Keeping a strip-club, a nude-dance bar, or a dirty movie den somewhere else than on Main Street requires some planning and legal help. The Supreme Court says cities cannot ban them but they can control their operations. Bruce Hausknecht is judicial analyst at Focus of the Family Action.
“As in all First Amendment issues, a city or municipality can reasonably regulate the time, place and manner of such speech.”
Phillip Cosby has done it in Abilene, Kansas where he took on porn shops and the billboard industry out on the interstate.
“There’s a whole laundry list of things you can do. You can even move them geographically from one location to another.
And Cosby says the courts will likely protect that zoning decision.

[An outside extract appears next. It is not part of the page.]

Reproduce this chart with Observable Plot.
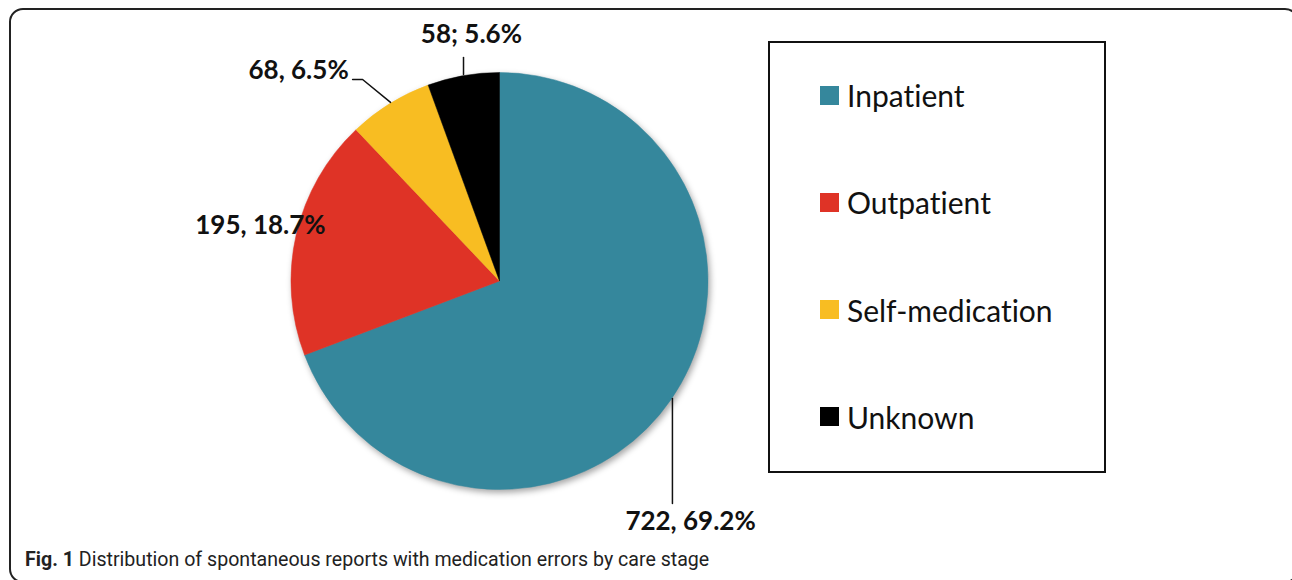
<!DOCTYPE html>
<html><head><meta charset="utf-8">
<script src="https://cdn.jsdelivr.net/npm/d3@7"></script>
<script src="https://cdn.jsdelivr.net/npm/@observablehq/plot@0.6"></script>
<style>
html,body{margin:0;padding:0;background:#fff;}
#page{position:relative;width:1292px;height:580px;overflow:hidden;font-family:Lato, "Open Sans", sans-serif;color:#111;font-variant-ligatures:none;}
#frame{position:absolute;left:9px;top:8px;width:1290px;height:575px;border:2px solid #222;border-radius:14px;box-sizing:border-box;}
#chart{position:absolute;left:0;top:0;}
#legend{position:absolute;left:768px;top:41px;width:338px;height:432px;border:2px solid #111;box-sizing:border-box;display:flex;flex-direction:column;justify-content:flex-start;padding-top:37px;gap:77.3px;background:#fff;}
.item{display:flex;align-items:center;margin-left:50px;font-size:30px;line-height:30px;height:30px;}
.sw{width:19px;height:19px;margin-right:8px;flex:none;}
#caption{position:absolute;left:25px;top:548px;font-family:Roboto, sans-serif;font-size:19.6px;color:#222;white-space:nowrap;}
#caption b{font-weight:700;}
g.pie{filter:drop-shadow(2px 3px 3px rgba(0,0,0,0.35));}
svg text{font-variant-ligatures:none;}
</style>
</head>
<body>
<div id="page">
  <div id="frame"></div>
  <div id="chart"></div>
  <div id="legend"></div>
  <div id="caption"><b>Fig. 1</b> Distribution of spontaneous reports with medication errors by care stage</div>
</div>
<script>
// ---- data ----
const categories = ["Inpatient", "Outpatient", "Self-medication", "Unknown"];
const counts = [722, 195, 68, 58];
const labelTexts = ["722, 69.2%", "195, 18.7%", "68, 6.5%", "58; 5.6%"];

// ---- styles / layout (radius units relative to pie centre) ----
const colors = ["#35879c", "#df3326", "#f8bd22", "#000000"];
const labelPos = [[0.914, -1.151], [-1.149, 0.269], [-0.966, 1.012], [-0.137, 1.185]];
const leaders = [
  [[0.827, -0.561], [0.827, -1.065]],
  null,
  [[-0.707, 0.969], [-0.659, 0.969], [-0.525, 0.859]],
  [[-0.175, 1.074], [-0.175, 0.993]]
];
const W = 760, H = 545, CX = 499.5, CY = 281, R = 208.5;

const data = categories.map((c, i) => ({category: c, value: counts[i]}));

// pie slices drawn through Plot's x / y / color scales
function pieMark(index, scales) {
  const cx = scales.x(0), cy = scales.y(0);
  const r = Math.abs(scales.x(1) - scales.x(0));
  const arcs = d3.pie().sort(null).value(d => d.value)(data);
  const arc = d3.arc().innerRadius(0).outerRadius(r);
  const g = d3.create("svg:g").attr("class", "pie").attr("transform", `translate(${cx},${cy})`);
  g.selectAll("path").data(arcs).join("path")
    .attr("d", arc)
    .attr("fill", a => scales.color(a.data.category))
    .attr("stroke", a => scales.color(a.data.category))
    .attr("stroke-width", 0.5);
  return g.node();
}

const labels = categories.map((c, i) => ({category: c, text: labelTexts[i], x: labelPos[i][0], y: labelPos[i][1]}));
const leaderPts = [];
leaders.forEach((l, i) => { if (l) l.forEach(p => leaderPts.push({id: i, x: p[0], y: p[1]})); });

const chart = Plot.plot({
  width: W, height: H,
  marginTop: 0, marginRight: 0, marginBottom: 0, marginLeft: 0,
  x: {domain: [-CX / R, (W - CX) / R], axis: null},
  y: {domain: [-(H - CY) / R, CY / R], axis: null},
  color: {domain: categories, range: colors},
  style: {background: "transparent", overflow: "visible"},
  marks: [
    pieMark,
    Plot.line(leaderPts, {x: "x", y: "y", z: "id", stroke: "#111", strokeWidth: 1.5}),
    Plot.text(labels, {x: "x", y: "y", text: "text", fontSize: 26, fontWeight: "bold", fontFamily: "Lato, sans-serif", fill: "#111", textAnchor: "middle"})
  ]
});
document.getElementById("chart").appendChild(chart);

// legend
const legend = document.getElementById("legend");
categories.forEach((c, i) => {
  const it = document.createElement("div");
  it.className = "item";
  it.innerHTML = `<span class="sw" style="background:${colors[i]}"></span><span>${c}</span>`;
  legend.appendChild(it);
});
</script>
</body></html>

“They don’t care if it’s in the middle of a swamp or a wheat field; you don’t have to give them Main Street.”
But the town cannot make it an outright ban. Dan Weiss is with Focus on the Family Action.
“If you’re setting your regulations or your zoning ordinances so strict that there’s no possible way for them to be established, then you’re violating the law.
The other thing small towns should not do, according to Weiss, is delay putting laws in place.
“These types of businesses target these small communities because of the lack of any types of ordinances.”
And the last thing not to do is to be intimidated. Many small towns have pulled away from regulating the sex shops and shows because of threats of a suit from the porn peddlers. But the law is on the community’s side.